Like all the best ideas this project was formed in the pub one evening. Landlord of the Cefn Mably Arms, Ben Longman said, “We were all moaning about how bad the wifi was. I had just paid for high speed broadband and realised it would not work.”
So, a community group was set-up and grants were secured from the Welsh Assembly but to keep costs down the group called on local volunteers to dig.
And like so many community projects this brought the villagers even closer together. 79-year-old villager Brinley Richards said, “It is a remarkable success story. I am so proud of the community. The village deserves recognition. Some of the people work more than 12 hours a day. I have no doubt that other parts of Wales will be asking us for advice.”
Echoing this, organiser 61-year-old Carina Dunk said, “Communities have tended to be more distant and detached but not here anymore.

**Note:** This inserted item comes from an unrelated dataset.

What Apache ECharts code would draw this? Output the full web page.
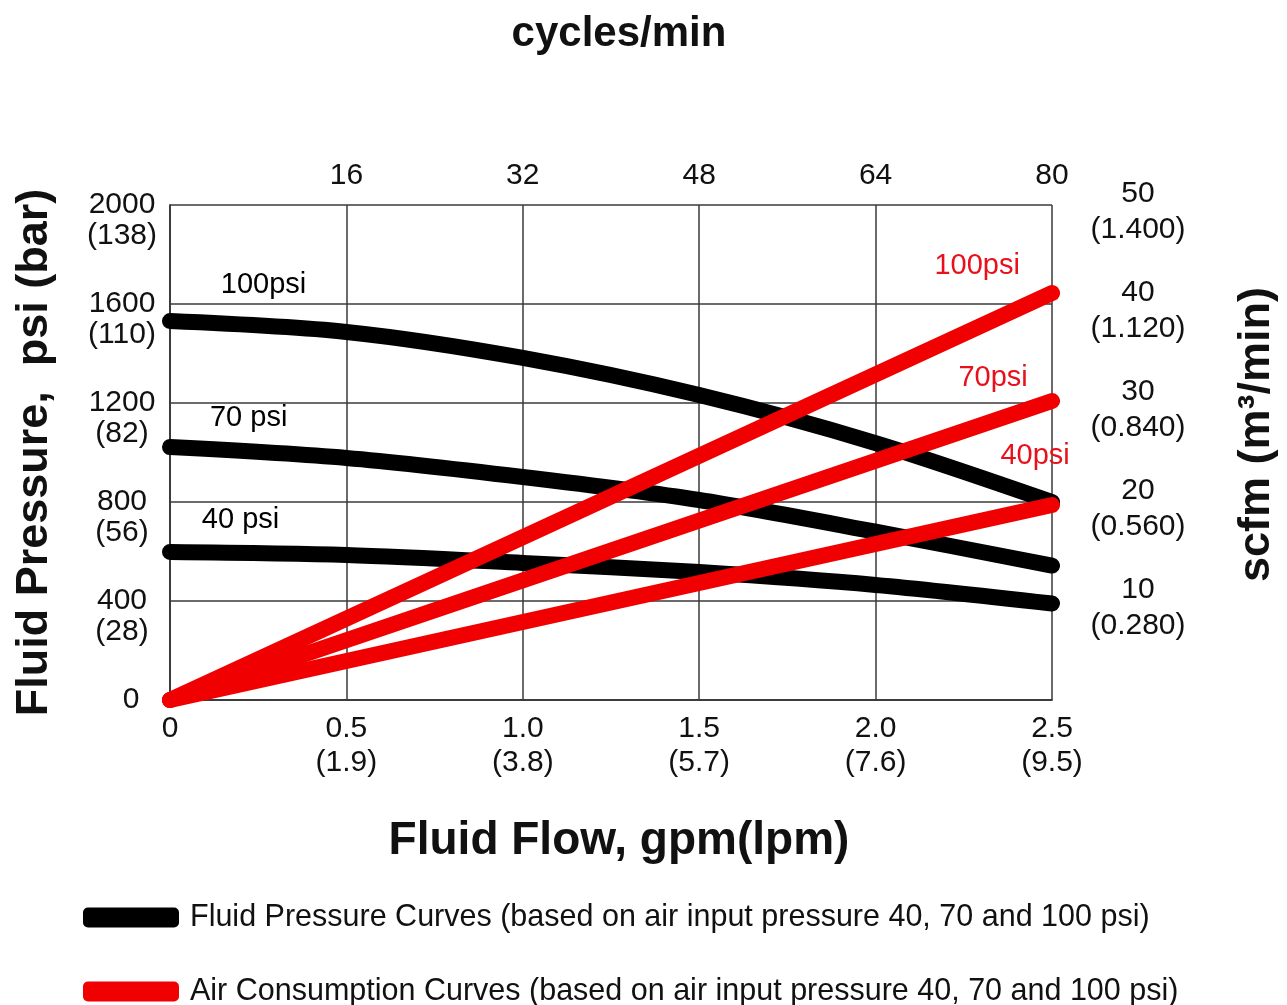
<!DOCTYPE html>
<html>
<head>
<meta charset="utf-8">
<script src="https://cdn.jsdelivr.net/npm/echarts@6/dist/echarts.min.js"></script>
<style>
html,body{margin:0;padding:0;background:#fff;}
#chart{width:1287px;height:1005px;}
</style>
</head>
<body>
<div id="chart"></div>
<script>
// ---- data ----
var flowGpm = [0, 0.5, 1.0, 1.5, 2.0, 2.5];
var flowLpm = ['', '(1.9)', '(3.8)', '(5.7)', '(7.6)', '(9.5)'];
var cyclesTicks = [0, 16, 32, 48, 64, 80];
var psiTicks = [0, 400, 800, 1200, 1600, 2000];
var barTicks = ['', '(28)', '(56)', '(82)', '(110)', '(138)'];
var scfmTicks = [0, 10, 20, 30, 40, 50];
var m3Ticks = ['', '(0.280)', '(0.560)', '(0.840)', '(1.120)', '(1.400)'];

var fluid100 = [1531, 1487, 1382, 1232, 1038, 800];
var fluid70  = [1022, 978, 901, 808, 680, 543];
var fluid40  = [598, 586, 554, 517, 465, 390];

var airX = [0, 2.5];
var air100 = [0, 41.1];
var air70  = [0, 30.2];
var air40  = [0, 19.7];

var fluidLabels = [
  {name: '100psi', value: [0.265, 1677]},
  {name: '70 psi', value: [0.223, 1139]},
  {name: '40 psi', value: [0.200, 727]}
];
var airLabels = [
  {name: '100psi', value: [2.288, 43.8]},
  {name: '70psi',  value: [2.333, 32.5]},
  {name: '40psi',  value: [2.452, 24.6]}
];

var fluidName = 'Fluid Pressure Curves (based on air input pressure 40, 70 and 100 psi)';
var airName = 'Air Consumption Curves (based on air input pressure 40, 70 and 100 psi)';

// ---- chart ----
var FONT = "'Liberation Sans', Arial, Helvetica, sans-serif";
var BLACK = '#000000';
var RED = '#f00000';
var GRIDC = '#3a3a3a';

function pairs(xs, ys) { return xs.map(function (x, i) { return [x, ys[i]]; }); }

var chart = echarts.init(document.getElementById('chart'));

function fluidSeries(vals) {
  return {
    name: fluidName, type: 'line', xAxisIndex: 0, yAxisIndex: 0,
    data: pairs(flowGpm, vals), smooth: 0.3, symbol: 'none', z: 3,
    lineStyle: {color: BLACK, width: 16, cap: 'round', join: 'round'},
    itemStyle: {color: BLACK}
  };
}
function airSeries(vals) {
  return {
    name: airName, type: 'line', xAxisIndex: 0, yAxisIndex: 1,
    data: pairs(airX, vals), symbol: 'none', z: 4,
    lineStyle: {color: RED, width: 16, cap: 'round'},
    itemStyle: {color: RED}
  };
}

var tickFont = {fontFamily: FONT, fontSize: 30, color: '#111', showMinLabel: true, showMaxLabel: true};

function legendFor(name, top) {
  return {
    orient: 'vertical', left: 78, top: top,
    itemWidth: 96, itemHeight: 20, icon: 'roundRect',
    data: [name], selectedMode: false,
    textStyle: {fontFamily: FONT, fontSize: 30.5, color: '#111', padding: [0, 0, 0, 6]}
  };
}

var option = {
  backgroundColor: '#ffffff',
  animation: false,
  textStyle: {fontFamily: FONT},
  grid: {left: 170, right: 229, top: 205, bottom: 305},
  legend: [legendFor(fluidName, 897), legendFor(airName, 971)],
  xAxis: [
    {
      type: 'value', position: 'bottom', min: 0, max: 2.5, interval: 0.5,
      name: 'Fluid Flow, gpm(lpm)', nameLocation: 'middle', nameGap: 118,
      nameTextStyle: {fontFamily: FONT, fontSize: 46, fontWeight: 'bold', color: '#111',
        padding: [0, 0, 0, 16]},
      axisLine: {show: true, lineStyle: {color: GRIDC, width: 1.5}},
      axisTick: {show: false},
      splitLine: {show: true, lineStyle: {color: GRIDC, width: 1.5}},
      axisLabel: Object.assign({}, tickFont, {
        margin: 12, lineHeight: 34,
        formatter: function (v) {
          var i = Math.round(v / 0.5);
          return i === 0 ? '0' : flowGpm[i].toFixed(1) + '\n' + flowLpm[i];
        }
      })
    },
    {
      type: 'value', position: 'top', min: 0, max: 80, interval: 16,
      name: 'cycles/min', nameLocation: 'middle', nameGap: 150,
      nameTextStyle: {fontFamily: FONT, fontSize: 42, fontWeight: 'bold', color: '#111',
        padding: [0, 0, 0, 16]},
      axisLine: {show: true, lineStyle: {color: GRIDC, width: 1.5}},
      axisTick: {show: false},
      splitLine: {show: false},
      axisLabel: Object.assign({}, tickFont, {
        margin: 14,
        formatter: function (v) { return v === 0 ? '' : String(v); }
      })
    }
  ],
  yAxis: [
    {
      type: 'value', position: 'left', min: 0, max: 2000, interval: 400,
      name: 'Fluid Pressure,  psi (bar)', nameLocation: 'middle', nameGap: 113,
      nameTextStyle: {fontFamily: FONT, fontSize: 45, fontWeight: 'bold', color: '#111'},
      axisLine: {show: true, lineStyle: {color: GRIDC, width: 1.5}},
      axisTick: {show: false},
      splitLine: {show: true, lineStyle: {color: GRIDC, width: 1.5}},
      axisLabel: Object.assign({}, tickFont, {
        margin: 48, align: 'center', verticalAlign: 'middle', lineHeight: 31,
        rich: {z: {fontFamily: FONT, fontSize: 30, color: '#111', padding: [0, 0, 0, 18]}},
        formatter: function (v) {
          var i = Math.round(v / 400);
          return i === 0 ? '{z|0}' : '\n' + psiTicks[i] + '\n' + barTicks[i];
        }
      })
    },
    {
      type: 'value', position: 'right', min: 0, max: 50, interval: 10,
      name: 'scfm (m\u00b3/min)', nameLocation: 'middle', nameGap: 182,
      nameTextStyle: {fontFamily: FONT, fontSize: 45, fontWeight: 'bold', color: '#111',
        padding: [0, 0, 0, 36]},
      axisLine: {show: true, lineStyle: {color: GRIDC, width: 1.5}},
      axisTick: {show: false},
      splitLine: {show: false},
      axisLabel: Object.assign({}, tickFont, {
        margin: 86, align: 'center', verticalAlign: 'middle',
        rich: {
          s: {fontFamily: FONT, fontSize: 10, lineHeight: 14},
          a: {fontFamily: FONT, fontSize: 30, color: '#111', lineHeight: 36, align: 'center'}
        },
        formatter: function (v) {
          var i = Math.round(v / 10);
          return i === 0 ? '' : '{s| }\n{a|' + scfmTicks[i] + '}\n{a|' + m3Ticks[i] + '}';
        }
      })
    }
  ],
  series: [
    fluidSeries(fluid100),
    fluidSeries(fluid70),
    fluidSeries(fluid40),
    airSeries(air100),
    airSeries(air70),
    airSeries(air40),
    {
      type: 'scatter', xAxisIndex: 0, yAxisIndex: 0, symbolSize: 1, z: 6,
      itemStyle: {color: 'rgba(0,0,0,0)', opacity: 1}, silent: true,
      data: fluidLabels,
      label: {show: true, position: 'inside', formatter: '{b}',
        fontFamily: FONT, fontSize: 29, color: '#000'}
    },
    {
      type: 'scatter', xAxisIndex: 0, yAxisIndex: 1, symbolSize: 1, z: 6,
      itemStyle: {color: 'rgba(0,0,0,0)', opacity: 1}, silent: true,
      data: airLabels,
      label: {show: true, position: 'inside', formatter: '{b}',
        fontFamily: FONT, fontSize: 29, color: '#e8101a'}
    }
  ]
};
chart.setOption(option);
</script>
</body>
</html>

Sometimes we have to take a step back and pinch ourselves at what we have done.”
The lack of high speed broadband in rural areas has been a major headache for some time and while operators have committed themselves to improving the poor state of affairs they have faced widespread criticism over their priority agendas.
In January Openreach was accused of simply walking away from an unfinished roll-out of fibre broadband technology in the Welsh village of Derwen Gam.
Openreach had brought the fibre infrastructure into the middle of the village and yet it hasn’t made the final link into properties. BT has left the job unfinished. Now that the funding from the public purse has come to an end BT has walked away.
BT should not be doing that. They have promised in writing that people would linked into the superfast infrastructure.- Elin Jones: Welsh Assembly member for Ceredigion
At present 30Mbps+ capable networks are only available in an estimated 93% of premises in Wales. This inevitably leaves a number of communities out in the cold, particularly in rural areas. While Openreach has faced many problems, not least obstructive land owners, this will be of little comfort to those left struggling with prehistoric connection speeds.
The good news has been the Welsh government’s renewed commitment to bringing 30Mbps to all Welsh properties – with £80 million now earmarked to fund the project.